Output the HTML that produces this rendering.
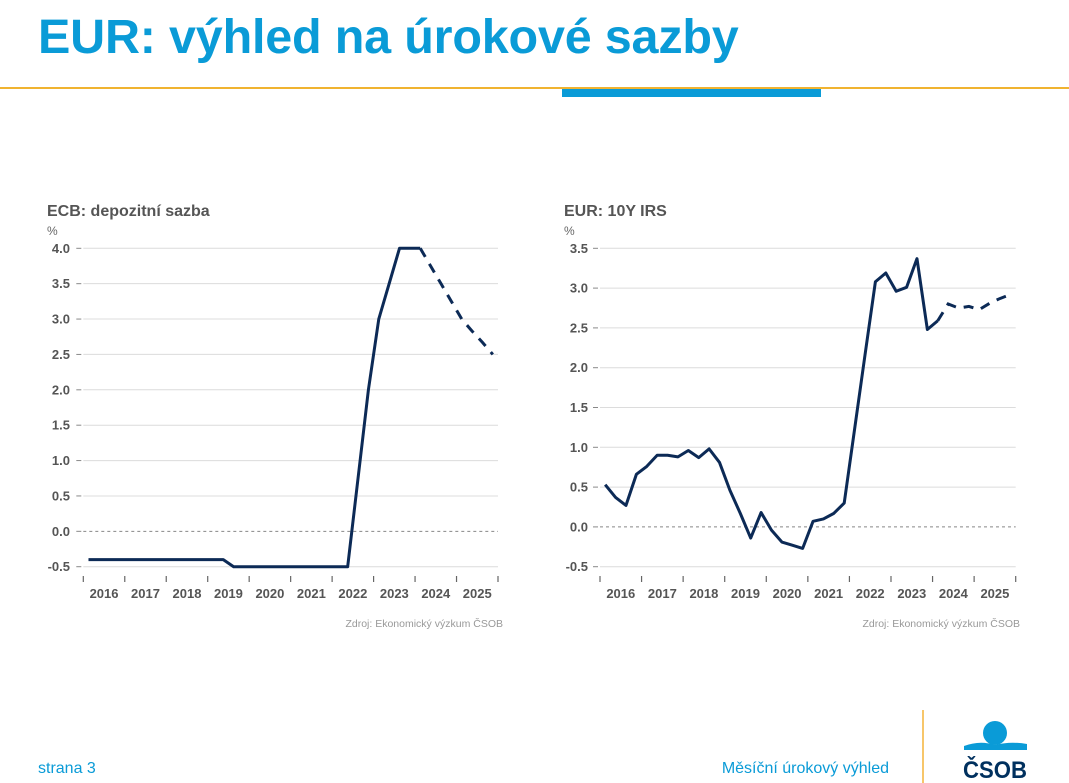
<!DOCTYPE html>
<html><head><meta charset="utf-8"><style>
body{margin:0;width:1069px;height:783px;background:#fff;position:relative;overflow:hidden;font-family:"Liberation Sans",sans-serif}
.abs{position:absolute}
</style></head><body>
<div class="abs" style="left:38px;top:9px;font-size:48.5px;font-weight:bold;color:#0a9bd7;letter-spacing:-0.2px">EUR: výhled na úrokové sazby</div>
<div class="abs" style="left:0;top:87px;width:1069px;height:2px;background:#f0b330"></div>
<div class="abs" style="left:562px;top:89px;width:259px;height:8px;background:#0a9bd7"></div>
<svg class="abs" style="left:0;top:0" width="1069" height="783" id="svg"></svg>
<div class="abs" style="left:38px;top:760px;font-size:16px;color:#0a9bd7">strana 3</div>
<div class="abs" style="right:180px;top:760px;font-size:16px;color:#0a9bd7">Měsíční úrokový výhled</div>
<div class="abs" style="left:922px;top:710px;width:2px;height:73px;background:#f7c66a"></div>
<svg class="abs" style="left:955px;top:718px" width="80" height="65">
<circle cx="40" cy="15" r="12" fill="#0a9bd7"/>
<path d="M9 28 Q25 22 40 27 Q55 23 72 26 L72 32 L9 32 Z" fill="#0a9bd7"/>
<text x="40" y="60" text-anchor="middle" font-size="24" font-weight="bold" fill="#00305e" font-family="Liberation Sans" textLength="64" lengthAdjust="spacingAndGlyphs">ČSOB</text>
</svg>
<script>
const years=['2016','2017','2018','2019','2020','2021','2022','2023','2024','2025'];
const ecbTicks=[4.0,3.5,3.0,2.5,2.0,1.5,1.0,0.5,0.0,-0.5];
const irsTicks=[3.5,3.0,2.5,2.0,1.5,1.0,0.5,0.0,-0.5];
const ecbValues=[-0.4,-0.4,-0.4,-0.4,-0.4,-0.4,-0.4,-0.4,-0.4,-0.4,-0.4,-0.4,-0.4,-0.4,-0.5,-0.5,-0.5,-0.5,-0.5,-0.5,-0.5,-0.5,-0.5,-0.5,-0.5,-0.5,0.75,2.0,3.0,3.5,4.0,4.0,4.0,3.75,3.5,3.25,3.0,2.83,2.67,2.5];
const irsValues=[0.53,0.37,0.27,0.66,0.76,0.90,0.90,0.88,0.96,0.87,0.98,0.81,0.46,0.17,-0.14,0.18,-0.04,-0.19,-0.23,-0.27,0.07,0.10,0.17,0.30,1.23,2.16,3.08,3.19,2.96,3.01,3.37,2.48,2.59,2.80,2.75,2.77,2.73,2.81,2.87,2.92];
const forecastStart=32;
const svg=document.getElementById('svg');
const NS='http://www.w3.org/2000/svg';
function mk(tag,attrs,parent){const e=document.createElementNS(NS,tag);for(const k in attrs)e.setAttribute(k,attrs[k]);(parent||svg).appendChild(e);return e;}
function chart(o){
  const g=mk('g',{});
  
  
  const x0=o.x0,x1=o.x1,yTop=248.3,yBot=566.7;
  const vmax=o.ticks[0],vmin=o.ticks[o.ticks.length-1];
  const X=t=>x0+(x1-x0)*t/years.length;
  const Y=v=>yTop+(vmax-v)/(vmax-vmin)*(yBot-yTop);
  const t1=mk('text',{x:o.tx,y:216,'font-size':16,'font-weight':'bold',fill:'#555'},g);t1.textContent=o.title;
  
  const u=mk('text',{x:o.tx,y:235,'font-size':12,fill:'#666'},g);u.textContent='%';
  
  o.ticks.forEach(v=>{
    const y=Y(v);
    const gl=mk('line',{x1:x0,x2:x1,y1:y,y2:y,stroke:v===0?'#888':'#dcdcdc','stroke-width':1,'stroke-dasharray':v===0?'3,3':'none'},g);
    
    mk('line',{x1:x0-7,x2:x0-2,y1:y,y2:y,stroke:'#888'},g);
    const t=mk('text',{x:o.lx,y:y+4.5,'font-size':13,'font-weight':'bold',fill:'#555','text-anchor':'end'},g);
    t.textContent=v.toFixed(1);
    
  });
  for(let i=0;i<=years.length;i++)mk('line',{x1:X(i),x2:X(i),y1:576,y2:582,stroke:'#666','stroke-width':1.2},g);
  years.forEach((yr,i)=>{
    const t=mk('text',{x:X(i+0.5),y:598,'font-size':13,'font-weight':'bold',fill:'#555','text-anchor':'middle'},g);
    t.textContent=yr;
    
  });
  const pts=o.values.map((v,i)=>[X((i+0.5)/4),Y(v)]);
  const s=pts.slice(0,forecastStart+1).map(p=>p.join(',')).join(' ');
  const f=pts.slice(forecastStart).map(p=>p.join(',')).join(' ');
  const l1=mk('polyline',{points:s,fill:'none',stroke:'#0c2a56','stroke-width':3,'stroke-linejoin':'round'},g);
  
  const l2=mk('polyline',{points:f,fill:'none',stroke:'#0c2a56','stroke-width':3,'stroke-dasharray':'10,8'},g);
  
  const src=mk('text',{x:o.sx,y:627,'font-size':10.5,fill:'#999','text-anchor':'end'},g);
  src.textContent='Zdroj: Ekonomický výzkum ČSOB';
  
}
chart({name:'ecb-deposit-rate-chart',title:'ECB: depozitní sazba',values:ecbValues,ticks:ecbTicks,x0:83.3,x1:498,tx:47,lx:70,sx:503});
chart({name:'eur-10y-irs-chart',title:'EUR: 10Y IRS',values:irsValues,ticks:irsTicks,x0:600,x1:1015.7,tx:564,lx:588,sx:1020});
</script>
</body></html>
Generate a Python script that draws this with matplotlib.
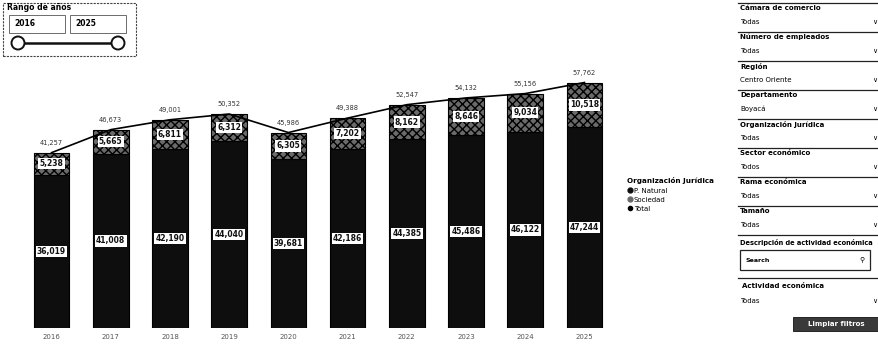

● ● ●

Set down all the data again exactly as above, pictures excluded.

**REPLY TO THE EXERCISE:**
Output the HTML that produces this rendering.
<!DOCTYPE html>
<html><head><meta charset="utf-8"><style>
body{margin:0;width:1069px;height:783px;background:#fff;position:relative;overflow:hidden;font-family:"Liberation Sans",sans-serif}
.abs{position:absolute}
</style></head><body>
<div class="abs" style="left:38px;top:9px;font-size:48.5px;font-weight:bold;color:#0a9bd7;letter-spacing:-0.2px">EUR: výhled na úrokové sazby</div>
<div class="abs" style="left:0;top:87px;width:1069px;height:2px;background:#f0b330"></div>
<div class="abs" style="left:562px;top:89px;width:259px;height:8px;background:#0a9bd7"></div>
<svg class="abs" style="left:0;top:0" width="1069" height="783" id="svg"></svg>
<div class="abs" style="left:38px;top:760px;font-size:16px;color:#0a9bd7">strana 3</div>
<div class="abs" style="right:180px;top:760px;font-size:16px;color:#0a9bd7">Měsíční úrokový výhled</div>
<div class="abs" style="left:922px;top:710px;width:2px;height:73px;background:#f7c66a"></div>
<svg class="abs" style="left:955px;top:718px" width="80" height="65">
<circle cx="40" cy="15" r="12" fill="#0a9bd7"/>
<path d="M9 28 Q25 22 40 27 Q55 23 72 26 L72 32 L9 32 Z" fill="#0a9bd7"/>
<text x="40" y="60" text-anchor="middle" font-size="24" font-weight="bold" fill="#00305e" font-family="Liberation Sans" textLength="64" lengthAdjust="spacingAndGlyphs">ČSOB</text>
</svg>
<script>
const years=['2016','2017','2018','2019','2020','2021','2022','2023','2024','2025'];
const ecbTicks=[4.0,3.5,3.0,2.5,2.0,1.5,1.0,0.5,0.0,-0.5];
const irsTicks=[3.5,3.0,2.5,2.0,1.5,1.0,0.5,0.0,-0.5];
const ecbValues=[-0.4,-0.4,-0.4,-0.4,-0.4,-0.4,-0.4,-0.4,-0.4,-0.4,-0.4,-0.4,-0.4,-0.4,-0.5,-0.5,-0.5,-0.5,-0.5,-0.5,-0.5,-0.5,-0.5,-0.5,-0.5,-0.5,0.75,2.0,3.0,3.5,4.0,4.0,4.0,3.75,3.5,3.25,3.0,2.83,2.67,2.5];
const irsValues=[0.53,0.37,0.27,0.66,0.76,0.90,0.90,0.88,0.96,0.87,0.98,0.81,0.46,0.17,-0.14,0.18,-0.04,-0.19,-0.23,-0.27,0.07,0.10,0.17,0.30,1.23,2.16,3.08,3.19,2.96,3.01,3.37,2.48,2.59,2.80,2.75,2.77,2.73,2.81,2.87,2.92];
const forecastStart=32;
const svg=document.getElementById('svg');
const NS='http://www.w3.org/2000/svg';
function mk(tag,attrs,parent){const e=document.createElementNS(NS,tag);for(const k in attrs)e.setAttribute(k,attrs[k]);(parent||svg).appendChild(e);return e;}
function chart(o){
  const g=mk('g',{});
  
  
  const x0=o.x0,x1=o.x1,yTop=248.3,yBot=566.7;
  const vmax=o.ticks[0],vmin=o.ticks[o.ticks.length-1];
  const X=t=>x0+(x1-x0)*t/years.length;
  const Y=v=>yTop+(vmax-v)/(vmax-vmin)*(yBot-yTop);
  const t1=mk('text',{x:o.tx,y:216,'font-size':16,'font-weight':'bold',fill:'#555'},g);t1.textContent=o.title;
  
  const u=mk('text',{x:o.tx,y:235,'font-size':12,fill:'#666'},g);u.textContent='%';
  
  o.ticks.forEach(v=>{
    const y=Y(v);
    const gl=mk('line',{x1:x0,x2:x1,y1:y,y2:y,stroke:v===0?'#888':'#dcdcdc','stroke-width':1,'stroke-dasharray':v===0?'3,3':'none'},g);
    
    mk('line',{x1:x0-7,x2:x0-2,y1:y,y2:y,stroke:'#888'},g);
    const t=mk('text',{x:o.lx,y:y+4.5,'font-size':13,'font-weight':'bold',fill:'#555','text-anchor':'end'},g);
    t.textContent=v.toFixed(1);
    
  });
  for(let i=0;i<=years.length;i++)mk('line',{x1:X(i),x2:X(i),y1:576,y2:582,stroke:'#666','stroke-width':1.2},g);
  years.forEach((yr,i)=>{
    const t=mk('text',{x:X(i+0.5),y:598,'font-size':13,'font-weight':'bold',fill:'#555','text-anchor':'middle'},g);
    t.textContent=yr;
    
  });
  const pts=o.values.map((v,i)=>[X((i+0.5)/4),Y(v)]);
  const s=pts.slice(0,forecastStart+1).map(p=>p.join(',')).join(' ');
  const f=pts.slice(forecastStart).map(p=>p.join(',')).join(' ');
  const l1=mk('polyline',{points:s,fill:'none',stroke:'#0c2a56','stroke-width':3,'stroke-linejoin':'round'},g);
  
  const l2=mk('polyline',{points:f,fill:'none',stroke:'#0c2a56','stroke-width':3,'stroke-dasharray':'10,8'},g);
  
  const src=mk('text',{x:o.sx,y:627,'font-size':10.5,fill:'#999','text-anchor':'end'},g);
  src.textContent='Zdroj: Ekonomický výzkum ČSOB';
  
}
chart({name:'ecb-deposit-rate-chart',title:'ECB: depozitní sazba',values:ecbValues,ticks:ecbTicks,x0:83.3,x1:498,tx:47,lx:70,sx:503});
chart({name:'eur-10y-irs-chart',title:'EUR: 10Y IRS',values:irsValues,ticks:irsTicks,x0:600,x1:1015.7,tx:564,lx:588,sx:1020});
</script>
</body></html>
Generate a Python script that draws this with matplotlib.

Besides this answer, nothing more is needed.